Google Takedown Requests Skyrocketing

The number of search engine takedown requests related to alleged copyright infringement that Google receives will surpass one billion for the year by the end of 2016, according to one estimate.

Google processes more than 100,000 link requests each hour, according to TorrentFreak, up from 345 million for the entire year in 2014. The good news is that as a result of this action many sites for which it received a high number of requests are pushed down in query results, and some do not appear at all.

The request must accompany the URL to the infringing content. The requirement isn't just to remove a link to content related to alleged copyright infringement. It also applies to Google's delist rules, more commonly known as right to be forgotten.

On Friday, Google said it would expand the right to delist the process, applying it to all versions of its search engine worldwide by using geolocation signals.

The company explained in a blog post that the technology will close the loophole that allows people in European countries to view search results that had otherwise been deleted under the right-to-delist rule, which was established by the Court of Justice of the European Union in 2014.

The loophole allows European Union citizens to ask search engines to delist certain links from search results, but the biggest issue is the ability see the censored search results when they search on google.com, rather than a national version such as google.co.uk, google.fr or google.it.

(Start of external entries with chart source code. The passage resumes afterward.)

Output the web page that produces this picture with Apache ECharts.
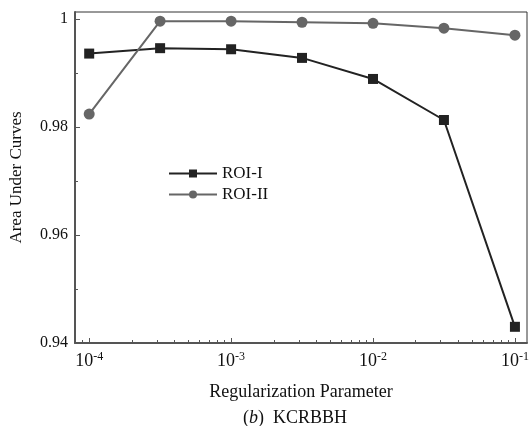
<!DOCTYPE html>
<html>
<head>
<meta charset="utf-8">
<script src="https://cdn.jsdelivr.net/npm/echarts@6/dist/echarts.min.js"></script>
<style>
  html, body { margin: 0; padding: 0; background: #fff; }
  #main { width: 529px; height: 426px; }
</style>
</head>
<body>
<div id="main"></div>
<script>
// regularization parameter values (x)
var params = [1e-4, 3.16e-4, 1e-3, 3.16e-3, 1e-2, 3.16e-2, 1e-1];
var roi1 = [0.9936, 0.9946, 0.9944, 0.9928, 0.9889, 0.9813, 0.9430];
var roi2 = [0.9824, 0.9996, 0.9996, 0.9994, 0.9992, 0.9983, 0.9970];
var decades = [-4, -3, -2, -1];
var yLabels = [0.94, 0.96, 0.98, 1];
var yMinor = [0.95, 0.97, 0.99];

var font = 'Liberation Serif';

// axis works in log10 space
function toPts(ys) {
    return params.map(function (p, i) { return [Math.log10(p), ys[i]]; });
}
var minorX = [];
[-5, -4, -3, -2, -1].forEach(function (d) {
    for (var k = 2; k <= 9; k++) minorX.push(d + Math.log10(k));
});

var myChart = echarts.init(document.getElementById('main'));

var option = {
    backgroundColor: '#fff',
    animation: false,
    grid: {
        left: 75, top: 12, right: 2, bottom: 83,
        outerBoundsMode: 'none',
        show: true, borderColor: '#333', borderWidth: 1
    },
    title: {
        text: '({i|b})  KCRBBH',
        left: 238, top: 404,
        textStyle: {
            fontFamily: font, fontSize: 18, fontWeight: 'normal', color: '#111',
            rich: { i: { fontFamily: font, fontSize: 18, fontStyle: 'italic', color: '#111' } }
        }
    },
    legend: {
        orient: 'vertical',
        left: 163, top: 160,
        itemWidth: 48, itemHeight: 10, itemGap: 4,
        textStyle: { fontFamily: font, fontSize: 17, color: '#111' },
        data: ['ROI-I', 'ROI-II']
    },
    xAxis: [{
        type: 'value',
        min: -4.1, max: -0.915,
        name: 'Regularization Parameter',
        nameLocation: 'middle', nameGap: 40,
        nameTextStyle: { fontFamily: font, fontSize: 18, color: '#111' },
        axisLine: { lineStyle: { color: '#555', width: 2 } },
        axisTick: { inside: true, length: 5, customValues: decades, lineStyle: { color: '#555' } },
        splitLine: { show: false },
        axisLabel: {
            customValues: decades, margin: 8,
            formatter: function (v) { return '{b|10}{s|' + v + '}'; },
            rich: {
                b: { fontFamily: font, fontSize: 18, color: '#111' },
                s: { fontFamily: font, fontSize: 12, color: '#111', verticalAlign: 'top', padding: [0, 0, 9, 0] }
            }
        }
    }, {
        type: 'value',
        min: -4.1, max: -0.915,
        position: 'bottom',
        axisLine: { show: false },
        axisTick: { inside: true, length: 3, customValues: minorX, lineStyle: { color: '#555' } },
        axisLabel: { show: false },
        splitLine: { show: false }
    }],
    yAxis: [{
        type: 'value',
        min: 0.94, max: 1.0013,
        name: 'Area Under Curves',
        nameLocation: 'middle', nameGap: 50,
        nameTextStyle: { fontFamily: font, fontSize: 17, color: '#111' },
        axisLine: { show: true, lineStyle: { color: '#555', width: 2 } },
        axisTick: { show: true, inside: true, length: 5, customValues: yLabels, lineStyle: { color: '#555' } },
        splitLine: { show: false },
        axisLabel: {
            customValues: yLabels, margin: 7,
            fontFamily: font, fontSize: 16, color: '#111',
            formatter: function (v) { return v === 1 ? '1' : v.toFixed(2); }
        }
    }, {
        type: 'value',
        min: 0.94, max: 1.0013,
        position: 'left',
        axisLine: { show: false },
        axisTick: { show: true, inside: true, length: 3, customValues: yMinor, lineStyle: { color: '#555' } },
        axisLabel: { show: false },
        splitLine: { show: false }
    }],
    series: [{
        name: 'ROI-I',
        type: 'line',
        data: toPts(roi1),
        symbol: 'rect', symbolSize: 10,
        itemStyle: { color: '#222' },
        lineStyle: { color: '#222', width: 2 }
    }, {
        name: 'ROI-II',
        type: 'line',
        data: toPts(roi2),
        symbol: 'circle', symbolSize: 11,
        itemStyle: { color: '#666' },
        lineStyle: { color: '#666', width: 2 }
    }]
};

myChart.setOption(option);
window.onresize = myChart.resize;
</script>
</body>
</html>
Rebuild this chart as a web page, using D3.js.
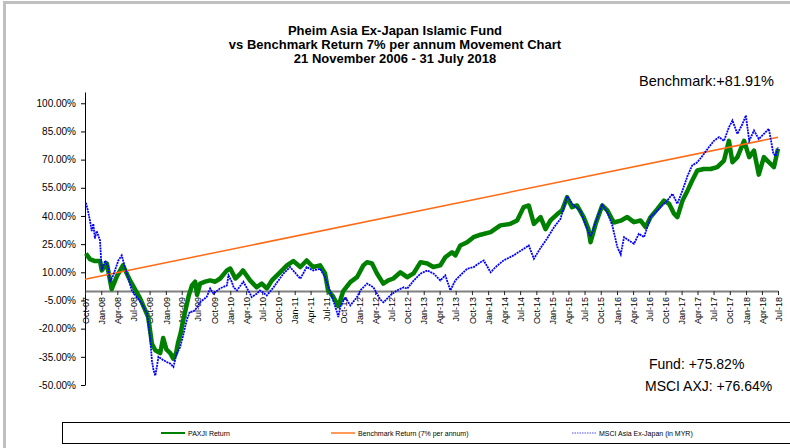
<!DOCTYPE html>
<html>
<head>
<meta charset="utf-8">
<script src="https://cdn.jsdelivr.net/npm/d3@7"></script>
<style>
  body { margin: 0; background: #fff; }
  svg { display: block; font-family: Arial, "Liberation Sans", sans-serif; }
</style>
</head>
<body>
<div id="chart"></div>
<script>
// Pheim Asia Ex-Japan Islamic Fund (%)
const paxji = [
  ["2007-10-06", 20], ["2007-10-29", 17], ["2007-11-26", 16], ["2007-12-25", 16], ["2008-01-04", 11],
  ["2008-02-02", 14.7], ["2008-02-29", 1], ["2008-03-30", 8], ["2008-05-03", 13.7], ["2008-06-12", 5.7],
  ["2008-08-08", -3.9], ["2008-09-23", -13.8], ["2008-10-14", -28], ["2008-11-02", -31.5], ["2008-11-30", -33],
  ["2008-12-17", -25], ["2009-01-04", -31], ["2009-01-26", -33], ["2009-02-12", -36], ["2009-02-28", -33],
  ["2009-03-10", -28], ["2009-03-27", -22], ["2009-04-08", -16], ["2009-04-25", -9], ["2009-05-12", -2],
  ["2009-05-29", 3], ["2009-06-16", 5], ["2009-06-27", -2], ["2009-07-14", 4], ["2009-08-12", 5],
  ["2009-09-09", 5.7], ["2009-10-08", 5], ["2009-11-05", 6.7], ["2009-12-13", 11], ["2010-01-01", 12],
  ["2010-01-30", 6.7], ["2010-02-25", 9], ["2010-03-14", 11], ["2010-04-06", 8], ["2010-04-23", 5.7],
  ["2010-05-31", 2], ["2010-06-28", 4], ["2010-07-27", 1.4], ["2010-08-25", 5.7], ["2010-09-18", 8],
  ["2010-10-10", 10], ["2010-11-18", 13.7], ["2010-12-24", 16], ["2011-02-02", 12.8], ["2011-03-10", 16.3],
  ["2011-04-15", 12.8], ["2011-05-25", 13.7], ["2011-06-22", 9.4], ["2011-07-09", 0.4], ["2011-08-07", -3],
  ["2011-09-05", -8], ["2011-09-16", -5], ["2011-10-03", 0], ["2011-11-12", 4.8], ["2011-12-20", 7.4],
  ["2012-01-25", 13.7], ["2012-02-15", 15.4], ["2012-03-14", 14.7], ["2012-04-11", 9.4], ["2012-05-17", 4],
  ["2012-06-14", 5.7], ["2012-07-13", 6.7], ["2012-08-22", 10], ["2012-09-29", 7.4], ["2012-11-04", 9.4],
  ["2012-12-14", 15.4], ["2013-01-21", 14.7], ["2013-02-24", 12.8], ["2013-04-05", 13.7], ["2013-05-03", 18],
  ["2013-06-10", 20.7], ["2013-06-29", 19], ["2013-07-27", 24.3], ["2013-09-04", 26], ["2013-10-10", 28.7],
  ["2013-11-19", 30], ["2014-01-15", 31.4], ["2014-03-11", 35], ["2014-05-07", 35.8], ["2014-06-14", 37.6],
  ["2014-07-21", 44.7], ["2014-08-19", 45.6], ["2014-09-17", 35.8], ["2014-10-25", 39.4], ["2014-11-22", 33],
  ["2014-12-20", 37.6], ["2015-01-28", 41], ["2015-02-24", 43], ["2015-03-24", 50], ["2015-04-21", 44.7],
  ["2015-05-19", 45.6], ["2015-06-26", 39.4], ["2015-07-23", 33], ["2015-08-04", 26], ["2015-09-02", 35.8],
  ["2015-10-09", 45.6], ["2015-11-07", 43], ["2015-12-14", 36.5], ["2016-01-22", 37.5], ["2016-02-28", 39.4],
  ["2016-04-06", 36.7], ["2016-05-13", 37.6], ["2016-06-11", 34], ["2016-07-09", 39.4], ["2016-08-17", 43.8],
  ["2016-09-23", 48.2], ["2016-10-22", 46.5], ["2016-11-19", 41.2], ["2016-12-08", 39.4], ["2017-01-06", 48.2],
  ["2017-02-04", 53.6], ["2017-03-02", 58.9], ["2017-03-31", 64.2], ["2017-05-07", 65], ["2017-06-14", 65],
  ["2017-07-22", 66], ["2017-08-29", 69.5], ["2017-09-26", 80], ["2017-10-16", 68.6], ["2017-11-13", 71.3],
  ["2017-12-21", 80], ["2018-01-19", 71.3], ["2018-02-15", 74.8], ["2018-03-14", 62], ["2018-04-12", 71.3],
  ["2018-05-10", 68.6], ["2018-06-08", 66], ["2018-07-01", 75.82]
];

// Benchmark 7% per annum (straight line)
const benchmark = [["2007-10-01", 6.3], ["2018-07-01", 81.91]];

// MSCI Asia Ex-Japan (in MYR)
const msci = [
  ["2007-10-06", 47], ["2007-10-17", 43], ["2007-10-29", 37.6], ["2007-11-08", 32], ["2007-11-17", 35.8],
  ["2007-11-26", 28], ["2007-12-06", 32], ["2007-12-25", 27], ["2008-01-04", 11], ["2008-01-23", 16.3],
  ["2008-02-10", 12.8], ["2008-02-19", 4.8], ["2008-03-09", 8.4], ["2008-04-07", 16.3], ["2008-04-26", 19],
  ["2008-05-14", 12.8], ["2008-06-03", 6.6], ["2008-06-22", 0.4], ["2008-07-20", -3.2], ["2008-08-18", -6.7],
  ["2008-09-16", -12], ["2008-10-04", -24.5], ["2008-10-14", -37], ["2008-10-23", -42], ["2008-11-02", -45],
  ["2008-11-11", -40.4], ["2008-11-20", -35], ["2008-12-18", -36.8], ["2009-01-07", -37.8], ["2009-01-26", -38.6],
  ["2009-02-13", -40.4], ["2009-03-03", -33.3], ["2009-03-22", -30], ["2009-04-08", -24], ["2009-04-29", -15.6],
  ["2009-05-17", -11], ["2009-06-04", -11], ["2009-06-25", -9], ["2009-07-14", -6], ["2009-08-21", -3],
  ["2009-09-09", 1.4], ["2009-09-28", -1.4], ["2009-11-05", 1.5], ["2009-12-13", 3], ["2009-12-22", 8.4],
  ["2010-01-10", 4.8], ["2010-01-20", 2], ["2010-02-08", 0.4], ["2010-03-16", 5], ["2010-04-23", -1.4],
  ["2010-05-02", -3.2], ["2010-05-31", -1.4], ["2010-06-18", 0.4], ["2010-07-27", -2.3], ["2010-09-03", 2],
  ["2010-10-29", 9.3], ["2010-12-06", 12.8], ["2011-02-02", 6.6], ["2011-03-10", 12.8], ["2011-04-16", 11],
  ["2011-05-25", 11.9], ["2011-06-22", 7.4], ["2011-08-01", -3.2], ["2011-08-28", -11], ["2011-09-05", -13.8],
  ["2011-09-16", -8.5], ["2011-10-14", -3.2], ["2011-11-12", -7.6], ["2011-12-20", -3.2], ["2012-01-08", 0.4],
  ["2012-02-15", 4], ["2012-03-22", 2], ["2012-04-30", -4.5], ["2012-05-18", -6], ["2012-06-25", -2.3],
  ["2012-08-03", 0.4], ["2012-09-10", 2], ["2012-09-29", 1.3], ["2012-11-06", 5.7], ["2012-12-14", 9.3],
  ["2013-01-21", 11], ["2013-02-26", 9.3], ["2013-04-05", 5.7], ["2013-05-03", 8.4], ["2013-06-01", 0.4],
  ["2013-06-29", 5.7], ["2013-07-27", 8.4], ["2013-09-04", 11.9], ["2013-10-11", 12.8], ["2013-11-19", 15.4],
  ["2013-12-07", 16.3], ["2014-01-15", 10], ["2014-02-12", 12.8], ["2014-03-29", 16.3], ["2014-05-25", 19],
  ["2014-07-21", 22.5], ["2014-08-19", 24.3], ["2014-09-17", 17.2], ["2014-10-25", 23], ["2014-12-01", 28],
  ["2015-01-09", 34], ["2015-02-15", 38.5], ["2015-03-24", 50.5], ["2015-04-30", 45.6], ["2015-06-07", 43],
  ["2015-07-15", 33.2], ["2015-08-04", 29], ["2015-09-02", 36.7], ["2015-10-09", 46], ["2015-11-07", 42],
  ["2015-12-05", 35], ["2016-01-03", 23.4], ["2016-01-22", 19.5], ["2016-02-10", 28.7], ["2016-03-08", 27],
  ["2016-04-06", 25.2], ["2016-05-04", 30.5], ["2016-06-02", 28.7], ["2016-07-09", 39.4], ["2016-08-17", 43],
  ["2016-09-23", 46.5], ["2016-10-12", 48.2], ["2016-11-10", 51.8], ["2016-12-08", 46.5], ["2017-01-06", 53.6],
  ["2017-02-04", 61.5], ["2017-03-02", 66.9], ["2017-03-31", 68.6], ["2017-05-07", 73], ["2017-06-04", 76.6],
  ["2017-07-03", 80], ["2017-08-01", 82], ["2017-08-29", 80], ["2017-09-26", 87.2], ["2017-10-16", 90.8],
  ["2017-11-13", 83.7], ["2017-12-12", 89], ["2017-12-31", 93.5], ["2018-01-19", 80], ["2018-02-15", 85.5],
  ["2018-03-14", 81], ["2018-04-12", 83.7], ["2018-05-10", 86.4], ["2018-06-05", 73], ["2018-06-18", 72],
  ["2018-07-01", 76.64]
];

const yTicks = [-50, -35, -20, -5, 10, 25, 40, 55, 70, 85, 100];
const titleLines = [
  "Pheim Asia Ex-Japan Islamic Fund",
  "vs Benchmark Return 7% per annum Movement Chart",
  "21 November 2006 - 31 July 2018"
];
const legendLabels = ["PAXJI Return", "Benchmark Return (7% per annum)", "MSCI Asia Ex-Japan (in MYR)"];

const W = 790, H = 448;
const parse = d3.timeParse("%Y-%m-%d");

const svg = d3.select("#chart").append("svg")
  .attr("width", W)
  .attr("height", H);

// light gray frame at top/left
svg.append("rect")
  .attr("x", 4.5).attr("y", 2.5)
  .attr("width", 820).attr("height", 480)
  .attr("fill", "none")
  .attr("stroke", "#c0c0c0")
  .attr("stroke-width", 3);

// title
svg.append("g").selectAll("text")
  .data(titleLines)
  .enter().append("text")
  .attr("x", 395)
  .attr("y", (d, i) => 35 + i * 14)
  .attr("text-anchor", "middle")
  .attr("font-size", "13px")
  .attr("font-weight", "bold")
  .text(d => d);

const x = d3.scaleTime()
  .domain([parse("2007-10-01"), parse("2018-07-01")])
  .range([85, 778]);

const y = d3.scaleLinear()
  .domain([-50, 106])
  .range([385, 92]);

// y axis
const yAxis = svg.append("g")
  .attr("transform", "translate(85,0)")
  .call(d3.axisLeft(y).tickValues(yTicks).tickSize(4).tickSizeOuter(0).tickPadding(5)
    .tickFormat(d => d.toFixed(2) + "%"));
yAxis.selectAll("text").attr("font-size", "10px").attr("fill", "#000")
  .attr("font-family", "Arial, 'Liberation Sans', sans-serif");
yAxis.select(".domain").attr("stroke", "#000");

// x axis along the 0% line
const xAxis = svg.append("g")
  .attr("transform", `translate(0,${y(0)})`)
  .call(d3.axisBottom(x).ticks(d3.timeMonth.every(3)).tickSize(4).tickSizeOuter(0)
    .tickFormat(d3.timeFormat("%b-%y")));
xAxis.select(".domain").attr("stroke", "#808080").attr("stroke-width", 2);
xAxis.selectAll(".tick line").attr("stroke", "#222");
xAxis.selectAll("text")
  .attr("font-size", "9px")
  .attr("fill", "#000")
  .attr("font-family", "Arial, 'Liberation Sans', sans-serif")
  .attr("text-anchor", "end")
  .attr("transform", "rotate(-90)")
  .attr("x", -6)
  .attr("y", 0)
  .attr("dy", "0.35em");

const line = d3.line()
  .x(d => x(parse(d[0])))
  .y(d => y(d[1]));

svg.append("path")
  .datum(paxji)
  .attr("d", line)
  .attr("fill", "none")
  .attr("stroke", "#008000")
  .attr("stroke-width", 4.5)
  .attr("stroke-linejoin", "round");

svg.append("path")
  .datum(benchmark)
  .attr("d", line)
  .attr("fill", "none")
  .attr("stroke", "#ff6a13")
  .attr("stroke-width", 1.5);

svg.append("path")
  .datum(msci)
  .attr("d", line)
  .attr("fill", "none")
  .attr("stroke", "#0000ff")
  .attr("stroke-width", 1.8)
  .attr("stroke-dasharray", "2,0.8");

// annotations
svg.append("text").attr("x", 774).attr("y", 86).attr("text-anchor", "end")
  .attr("font-size", "14.5px").text("Benchmark:+81.91%");
svg.append("text").attr("x", 649).attr("y", 369)
  .attr("font-size", "14px").text("Fund: +75.82%");
svg.append("text").attr("x", 645).attr("y", 391)
  .attr("font-size", "14px").text("MSCI AXJ: +76.64%");

// legend
const legend = svg.append("g");
legend.append("rect")
  .attr("x", 62.5).attr("y", 422.5)
  .attr("width", 760).attr("height", 21)
  .attr("fill", "#fff")
  .attr("stroke", "#000");

const legendX = [161, 331, 572];
const legendStyles = [
  { color: "#008000", width: 2, dash: null },
  { color: "#ff9a5a", width: 2, dash: null },
  { color: "#5050ff", width: 1.2, dash: "1.5,1" }
];
legendLabels.forEach((label, i) => {
  legend.append("line")
    .attr("x1", legendX[i]).attr("x2", legendX[i] + 24)
    .attr("y1", 433).attr("y2", 433)
    .attr("stroke", legendStyles[i].color)
    .attr("stroke-width", legendStyles[i].width)
    .attr("stroke-dasharray", legendStyles[i].dash);
  legend.append("text")
    .attr("x", legendX[i] + 27).attr("y", 435.5)
    .attr("font-size", "7px")
    .text(label);
});
</script>
</body>
</html>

"Let's say we delist a URL as a result of a request from John Smith in the United Kingdom," writes Peter Fleischer, global privacy counsel at Google. Users in the UK would not see the URL in search results for queries containing [john smith] when searching on any Google Search domain, including google.com."

However, those searching on Google's engine outside of the UK could see the URL in search results when they search for "john smith" on any non-European Google search domain.